From Theory to Application
At the beginning of the project, the big question for Eleni Skevaki and Nicolas Feihl was: is there a way to create an artificial reef using algorithmic design, robotic manufacturing techniques and clay as a sustainable material? In their research, they were tutored by the three architects David Jenny, Jesús Medina and Mathias Bernhard as well as Ulrike Pfreundt and me. Each tutor had a specific role in guiding the research – whereas the others provided the expertise in computational modelling, robotic application and underwater conditions, mine focused on the utilisation of the material and the importance of geometry variation for reef structure.
One main challenge of the project was to find suitable ways of collecting relevant knowledge from the participating disciplines, in order to inform the overall fabrication process for producing a functioning artefact. At the same time, supporting this project constituted an amazing source of inspiration for my own artistic research, as well as a unique opportunity to channel my long-standing experience as an artist and scuba diver into an even more meaningful direction.
When implementing the project, the initial phase consisted in working with a UR5 six-axis robot. For one month, a batch of tests were run with the aim of understanding the different material behaviours. Which clay has the strongest resistance to deformation? How does the clay react under this type of pressure? After how many layers will the design collapse? These were the kind of questions we attempted to answer through the tests.
In the next phase, the students started to investigate design logics. Simultaneously, they created patterns with different roughness and amplitudes together with Ulrike Pfreundt. The first prototypes were then tested with flumes (open water channels) by simulating a flow where some particles are introduced into the water and illuminated with a laser sheet. This technique, called Particle Image Velocimetry (PIV), visualises the stream and therefore allows users to see whether the pattern resists the stream. The PIV technique allowed researchers from the ETH Environmental Fluid Mechanics (EFM) to analyse which structures reduce the stream and help the coral larvae settle. Their findings helped Eleni Skevaki and Nicolas Feihl to finalise the full-scale model.

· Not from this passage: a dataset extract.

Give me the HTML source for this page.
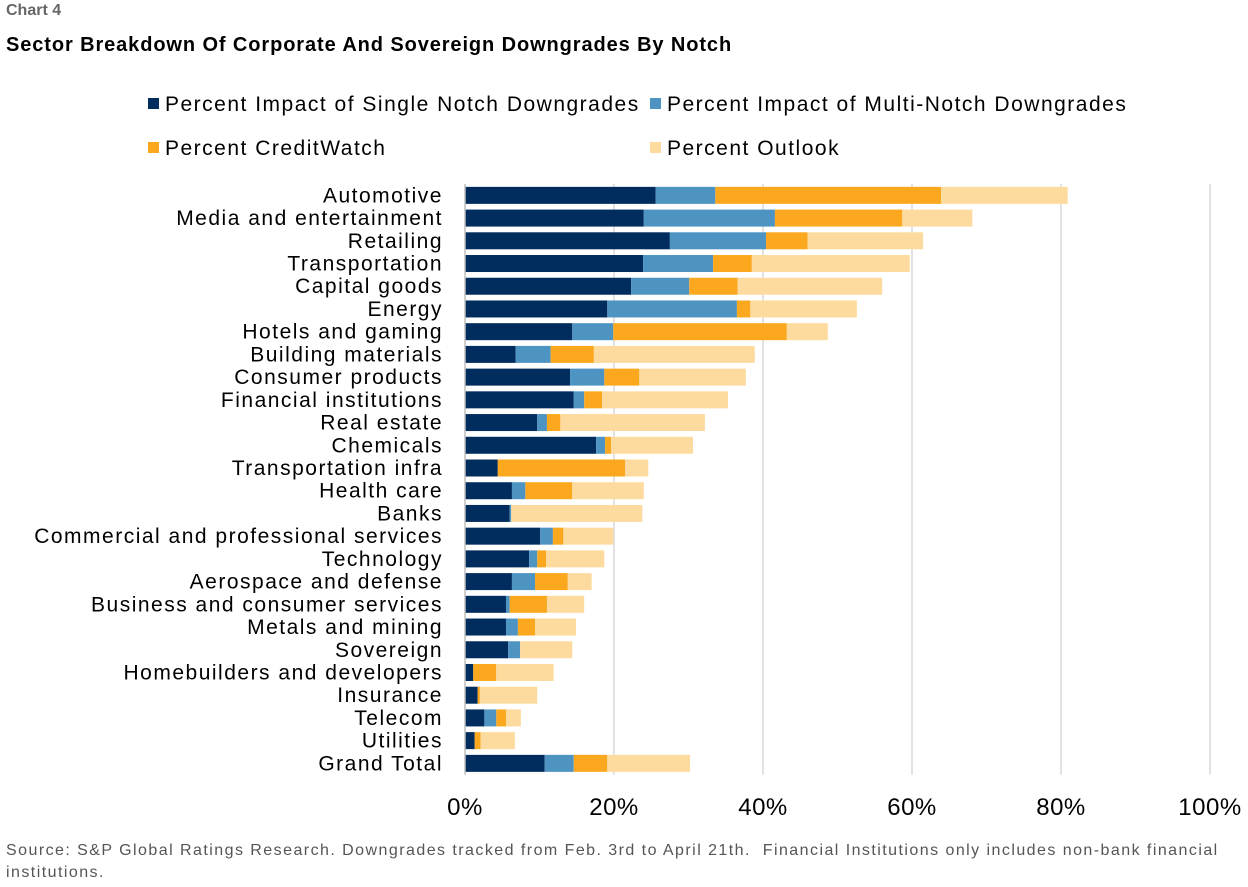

As soon as the fabrication workflow was established and controlled, the students started to work on a bigger robotic setup called UR10 to scale up the final demonstrator. Moreover, relevant real-world data was linked to the design logic and influenced the generation of geometries.
For this, we obtained data sets from the MaRHE Center in the Maldives. They provided us with information about water currents (direction and force), the UV and temperature exposure, cavities for fish and a great deal more. All of these aspects informed the growth aggregation logic. The result was a very organic shape displaying overhanging elements, cavities and height differences.
After three months of trials, weekly meetings, and a lot of effort, the final prototype of the CCCC project was created. It was through a joint effort that the set goal could be reached: an artificial structure that responds to crucial aspects of marine ecosystems, made of sustainable material and manufactured using pioneering technology.
Project Findings and Outlook
Looking back, this learning journey has been an incredible source of inspiration and has allowed me to expand my own knowledge. Supporting the CCCC project gave me a better understanding of the logic of digital fabrication processes and the influence of the water stream on the settlement of coral larvae. Most importantly, however, I experienced the value of interdisciplinary collaboration. Through all of this, my own project Beneath the Sea grew tremendously.